The federal scheme effectively ends in 2020, while the state based schemes provide longer term investment signals by providing a 2025 and 2030 timeframes.

“These states are pursuing these unrealistic targets ,” Frydenberg told ABC’s AM program. “My job is to try and get these states to the table … only the Commonwealth, with 23.5%, is a realistic target.”

His comments were later repeated by Turnbull, who accused state Labor governments for imposing “ideological” renewable energy targets, describing the South Australian blackout as a “wake-up call” to focus on energy security.

(It should be noted that South Australia’s wind fleet was built via the federal target, which is a bipartisan policy between the Coalition and Labor. It has a state target, but it is aspirational only, it has no particular state measures).

Turnbull said there was “no doubt” that the “extremely aggressive” shift to renewables had strained the electricity network.
Hornsdale square
The attacks on renewables by Turnbull and Frydenberg were the most dogmatic since Tony Abbott and Joe Hockey said they found wind turbines to be “offensive” and expressed a wish that they could all be brought down.

Electranet, which runs the grid in South Australia, and other grid authorities have made clear that the blackout – which is unprecendted in Australia and led to its first ever “black start” – would have happened whatever the fuel source at the time.

Bruce Mountain goes into detail on what was happening in this analysis here. But it is now clear that 23 high voltage power poles were lost in five different locations, bringing down three of the big four transmission lines that carry electricity to and from the north of the state, sparking a state-wide outage and its isolation from Victoria.

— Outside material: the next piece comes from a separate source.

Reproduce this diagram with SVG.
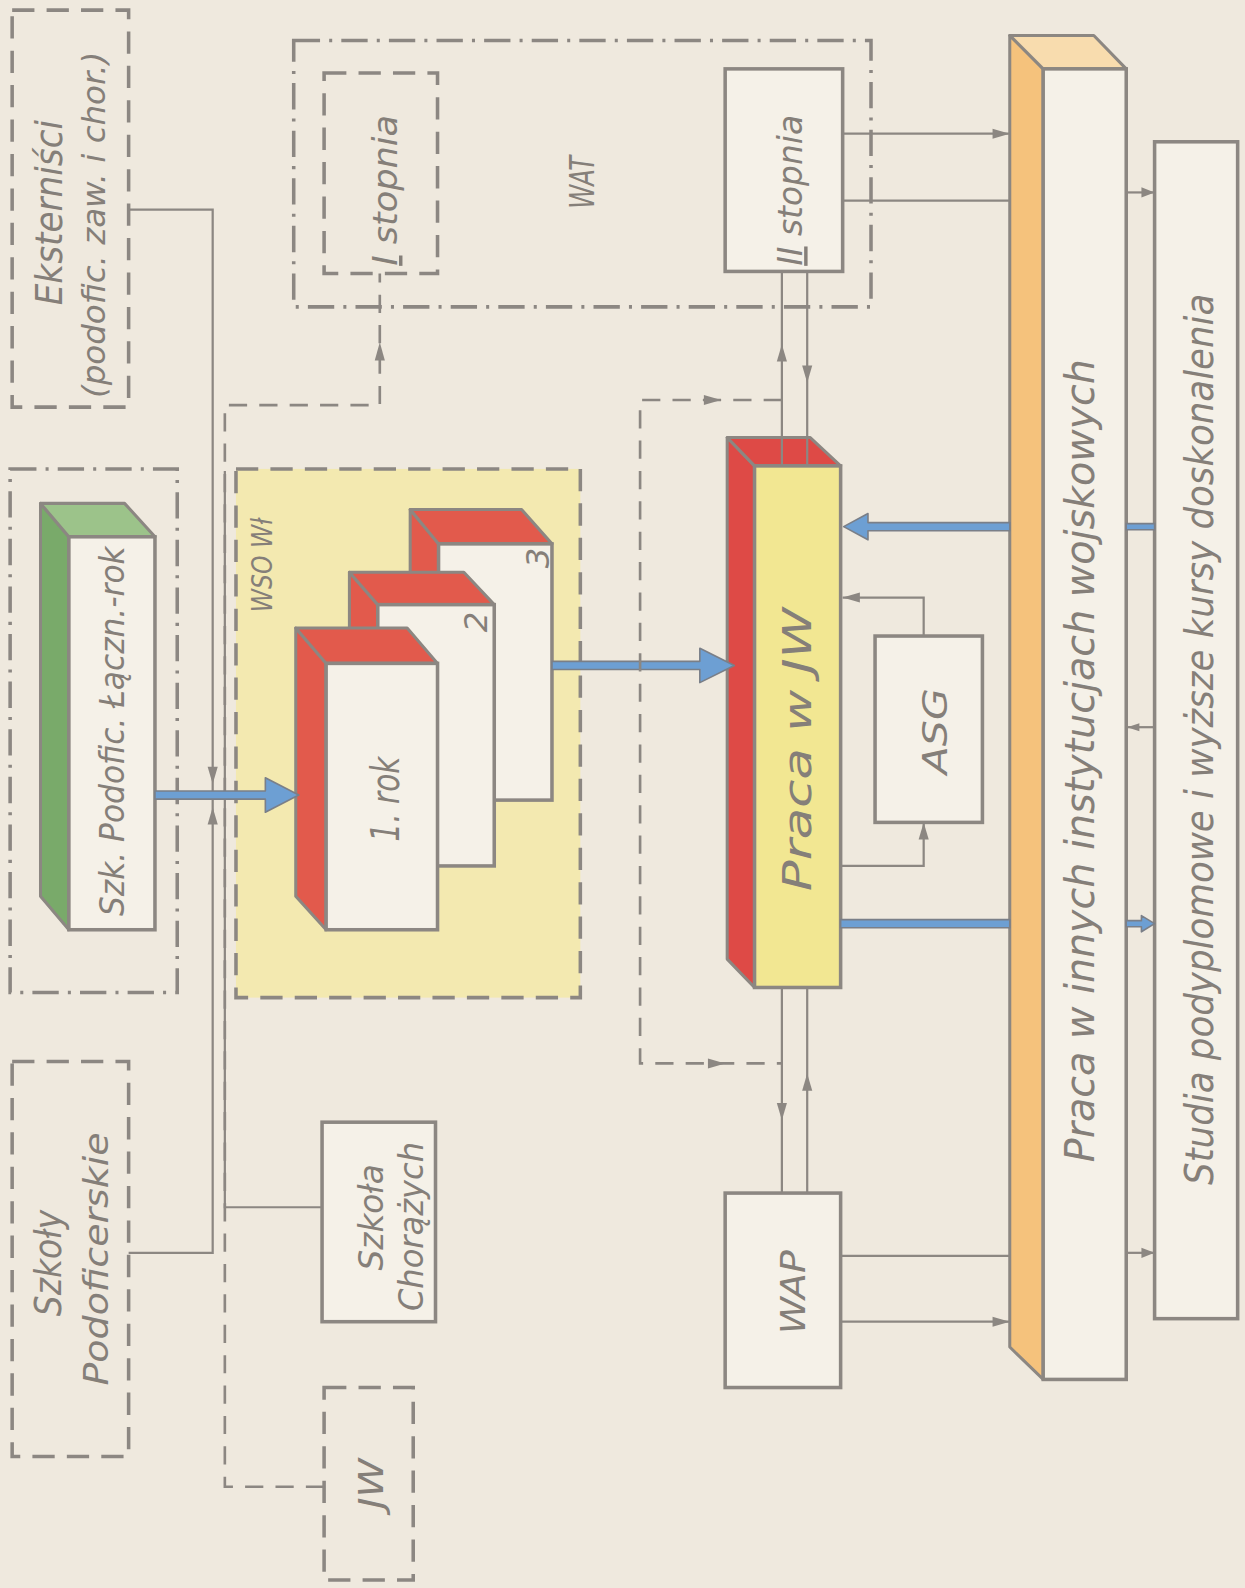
<svg xmlns="http://www.w3.org/2000/svg" width="1245" height="1588" viewBox="0 0 1245 1588">
<defs>
<style>
.bx{fill:none;stroke:#8c8782;stroke-width:3.5}
.sb{fill:#f5f1e8;stroke:#8c8782;stroke-width:3.5}
.dash{stroke-dasharray:22 12}
.dd{stroke-dasharray:26 9 3 9}
.ln{fill:none;stroke:#8c8782;stroke-width:2.2}
.dl{fill:none;stroke:#8c8782;stroke-width:2.6;stroke-dasharray:18 12}
.ah{fill:#8c8782}
.blue{fill:#6d9fd3;stroke:#7a7f88;stroke-width:1.6;stroke-linejoin:round}
.red{fill:#e25a4c;stroke:#8c8782;stroke-width:3;stroke-linejoin:round}
.t{font-family:"DejaVu Sans","Liberation Sans",sans-serif;font-style:italic;font-weight:200;fill:#857f79}
</style>
</defs>
<rect width="1245" height="1588" fill="#efe9de"/>
<g transform="scale(1.0128)">

<g id="eksternisci">
<rect class="bx dash" x="12" y="10" width="115" height="392"/>
<text class="t" font-size="36" text-anchor="middle" textLength="183" lengthAdjust="spacingAndGlyphs" transform="translate(61,210) rotate(-90)">Eksterniści</text>
<text class="t" font-size="32" text-anchor="middle" textLength="342" lengthAdjust="spacingAndGlyphs" transform="translate(104,222) rotate(-90)">(podofic. zaw. i chor.)</text>
</g>

<g id="szkoly-podoficerskie">
<rect class="bx dash" x="12" y="1048" width="115" height="390"/>
<text class="t" font-size="36" text-anchor="middle" textLength="105" lengthAdjust="spacingAndGlyphs" transform="translate(60,1247) rotate(-90)">Szkoły</text>
<text class="t" font-size="33" text-anchor="middle" textLength="250" lengthAdjust="spacingAndGlyphs" transform="translate(107,1243) rotate(-90)">Podoficerskie</text>
</g>

<g id="szk-podofic">
<rect class="bx dd" x="10" y="463" width="165" height="517"/>
<polygon points="40,497 68,530 68,918 40,885" fill="#79aa6a" stroke="#8c8782" stroke-width="3" stroke-linejoin="round"/>
<polygon points="40,497 123,497 153,530 68,530" fill="#9cc38a" stroke="#8c8782" stroke-width="3" stroke-linejoin="round"/>
<rect class="sb" x="68" y="530" width="85" height="388"/>
<text class="t" font-size="33" text-anchor="middle" textLength="365" lengthAdjust="spacingAndGlyphs" transform="translate(122,722) rotate(-90)">Szk. Podofic. Łączn.-rok</text>
</g>

<g id="wso">
<rect x="233" y="463" width="340" height="522" fill="#f5e89c" fill-opacity="0.7"/>
<rect class="bx dash" x="233" y="463" width="340" height="522" stroke-width="3"/>
<text class="t" font-size="28" font-weight="bold" text-anchor="middle" textLength="93" lengthAdjust="spacingAndGlyphs" transform="translate(269,558) rotate(-90)">WSO Wł</text>
</g>

<g id="rok3">
<polygon class="red" points="405,503 433,537 433,790 405,757"/>
<polygon class="red" points="405,503 515,503 545,537 433,537"/>
<rect class="sb" x="433" y="537" width="112" height="253"/>
<text class="t" font-size="32" text-anchor="middle" transform="translate(542,551) rotate(-90)">3</text>
</g>
<g id="rok2">
<polygon class="red" points="345,565 373,597 373,855 345,822"/>
<polygon class="red" points="345,565 458,565 488,597 373,597"/>
<rect class="sb" x="373" y="597" width="115" height="258"/>
<text class="t" font-size="32" text-anchor="middle" transform="translate(481,614) rotate(-90)">2</text>
</g>
<g id="rok1">
<polygon class="red" points="292,620 322,655 322,918 292,885"/>
<polygon class="red" points="292,620 402,620 432,655 322,655"/>
<rect class="sb" x="322" y="655" width="110" height="263"/>
<text class="t" font-size="38" text-anchor="middle" textLength="84" lengthAdjust="spacingAndGlyphs" transform="translate(394,789) rotate(-90)">1. rok</text>
</g>

<g id="wat">
<rect class="bx dd" x="290" y="40" width="570" height="263" stroke-width="3"/>
<text class="t" font-size="34" text-anchor="middle" textLength="52" lengthAdjust="spacingAndGlyphs" transform="translate(586,180) rotate(-90)">WAT</text>
</g>
<g id="i-stopnia">
<rect class="bx dash" x="320" y="72" width="112" height="198"/>
<text class="t" font-size="34" text-anchor="middle" textLength="149" lengthAdjust="spacingAndGlyphs" transform="translate(392,188) rotate(-90)"><tspan text-decoration="underline">I</tspan> stopnia</text>
</g>
<g id="ii-stopnia">
<rect class="sb" x="716" y="68" width="116" height="200"/>
<text class="t" font-size="34" text-anchor="middle" textLength="149" lengthAdjust="spacingAndGlyphs" transform="translate(792,188) rotate(-90)"><tspan text-decoration="underline">II</tspan> stopnia</text>
</g>

<g id="praca-jw">
<polygon points="718,432 745,460 745,975 718,947" fill="#de4a46" stroke="#8c8782" stroke-width="3" stroke-linejoin="round"/>
<polygon points="718,432 800,432 830,460 745,460" fill="#de4a46" stroke="#8c8782" stroke-width="3" stroke-linejoin="round"/>
<rect x="745" y="460" width="85" height="515" fill="#f2e792" stroke="#8c8782" stroke-width="3.5"/>
<text class="t" font-size="38" text-anchor="middle" textLength="280" lengthAdjust="spacingAndGlyphs" transform="translate(801,740) rotate(-90)">Praca  w  JW</text>
</g>

<g id="asg">
<rect class="sb" x="864" y="628" width="106" height="184"/>
<text class="t" font-size="34" text-anchor="middle" textLength="85" lengthAdjust="spacingAndGlyphs" transform="translate(935,722) rotate(-90)">ASG</text>
</g>

<g id="wap">
<rect class="sb" x="716" y="1178" width="114" height="192"/>
<text class="t" font-size="34" text-anchor="middle" textLength="83" lengthAdjust="spacingAndGlyphs" transform="translate(795,1276) rotate(-90)">WAP</text>
</g>

<g id="szkola-chorazych">
<rect class="sb" x="318" y="1108" width="112" height="197"/>
<text class="t" font-size="34" text-anchor="middle" textLength="105" lengthAdjust="spacingAndGlyphs" transform="translate(378,1202) rotate(-90)">Szkoła</text>
<text class="t" font-size="34" text-anchor="middle" textLength="167" lengthAdjust="spacingAndGlyphs" transform="translate(418,1211) rotate(-90)">Chorążych</text>
</g>

<g id="jw">
<rect class="bx dash" x="320" y="1370" width="88" height="190"/>
<text class="t" font-size="34" text-anchor="middle" textLength="50" lengthAdjust="spacingAndGlyphs" transform="translate(378,1465) rotate(-90)">JW</text>
</g>

<g id="praca-inne">
<polygon points="997,35 1030,68 1030,1362 997,1330" fill="#f5c27c" stroke="#8c8782" stroke-width="3" stroke-linejoin="round"/>
<polygon points="997,35 1080,35 1112,68 1030,68" fill="#f8dcae" stroke="#8c8782" stroke-width="3" stroke-linejoin="round"/>
<rect class="sb" x="1030" y="68" width="82" height="1294"/>
<text class="t" font-size="40" text-anchor="middle" textLength="793" lengthAdjust="spacingAndGlyphs" transform="translate(1080,751) rotate(-90)">Praca  w  innych  instytucjach  wojskowych</text>
</g>

<g id="studia">
<rect class="sb" x="1140" y="140" width="82" height="1162"/>
<text class="t" font-size="38" text-anchor="middle" textLength="880" lengthAdjust="spacingAndGlyphs" transform="translate(1198,730) rotate(-90)">Studia  podyplomowe  i  wyższe  kursy  doskonalenia</text>
</g>

<g id="connectors">
<path class="ln" d="M127,207 H210 V785"/>
<path class="ln" d="M127,1237 H210 V785"/>
<polygon class="ah" points="210,774 205,757 215,757"/>
<polygon class="ah" points="210,797 205,814 215,814"/>
<path class="ln" d="M318,1192 H222 V465"/>
<path class="dl" d="M320,1468 H222 V400 H375 V270"/>
<polygon class="ah" points="375,338 370,356 380,356"/>

<polygon class="blue" points="153,781 262,781 262,768 295,785 262,802 262,789 153,789"/>
<polygon class="blue" points="545,653 691,653 691,640 725,657 691,674 691,661 545,661"/>
<polygon class="blue" points="997,516 857,516 857,507 833,520 857,533 857,524 997,524"/>
<polygon class="blue" points="830,908 997,908 997,916 830,916"/>
<polygon class="blue" points="1112,517 1140,517 1140,523 1112,523"/>
<polygon class="blue" points="1112,909 1127,909 1127,904 1140,912 1127,920 1127,915 1112,915"/>

<path class="ln" d="M832,132 H997"/>
<polygon class="ah" points="997,132 980,127 980,137"/>
<path class="ln" d="M832,198 H997"/>
<path class="ln" d="M772,460 V268"/>
<polygon class="ah" points="772,340 767,357 777,357"/>
<path class="ln" d="M797,268 V460"/>
<polygon class="ah" points="797,378 792,361 802,361"/>

<path class="dl" d="M772,395 H632 V1050 H772" stroke-width="2.4"/>
<polygon class="ah" points="712,395 695,390 695,400"/>
<polygon class="ah" points="716,1050 699,1045 699,1055"/>

<path class="ln" d="M772,975 V1178"/>
<polygon class="ah" points="772,1106 767,1089 777,1089"/>
<path class="ln" d="M797,1178 V975"/>
<polygon class="ah" points="797,1060 792,1077 802,1077"/>

<path class="ln" d="M912,628 V590 H832"/>
<polygon class="ah" points="832,590 849,585 849,595"/>
<path class="ln" d="M830,855 H912 V812"/>
<polygon class="ah" points="912,812 907,829 917,829"/>

<path class="ln" d="M830,1240 H997"/>
<path class="ln" d="M830,1305 H997"/>
<polygon class="ah" points="997,1305 980,1300 980,1310"/>

<path class="ln" d="M1112,190 H1140"/>
<polygon class="ah" points="1140,190 1127,185 1127,195"/>
<path class="ln" d="M1112,718 H1140"/>
<polygon class="ah" points="1113,718 1125,714 1125,722"/>
<path class="ln" d="M1112,1237 H1140"/>
<polygon class="ah" points="1140,1237 1127,1232 1127,1242"/>
</g>
</g>
</svg>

“South Australia gets more of its energy from renewables, more than 40% from wind,” Frydenberg said. “There are questions with renewable energy, particularly because it is intermittent.”

His Coalition partner, agriculture minister and deputy prime minister Joyce, reprised his long crusade agains wind energy, saying wind power “doesn’t work when their is excessive wind and it wasn’t working too well last night because there was a blackout.” Neither were the gas generators, minister.

His views were echoed by the likes of Roberts, Xenophon, the fossil fuel lobby, the South Australian opposition, and even ABC commentator Chris Uhlmann, who agreed with Joyce that the wind farms were not working because the wind was blowing too hard. A column by Fairfax’s Brian Robins, also blaming renewables, was dismissed as “absolute garbage” by the head of the Clean Energy Council.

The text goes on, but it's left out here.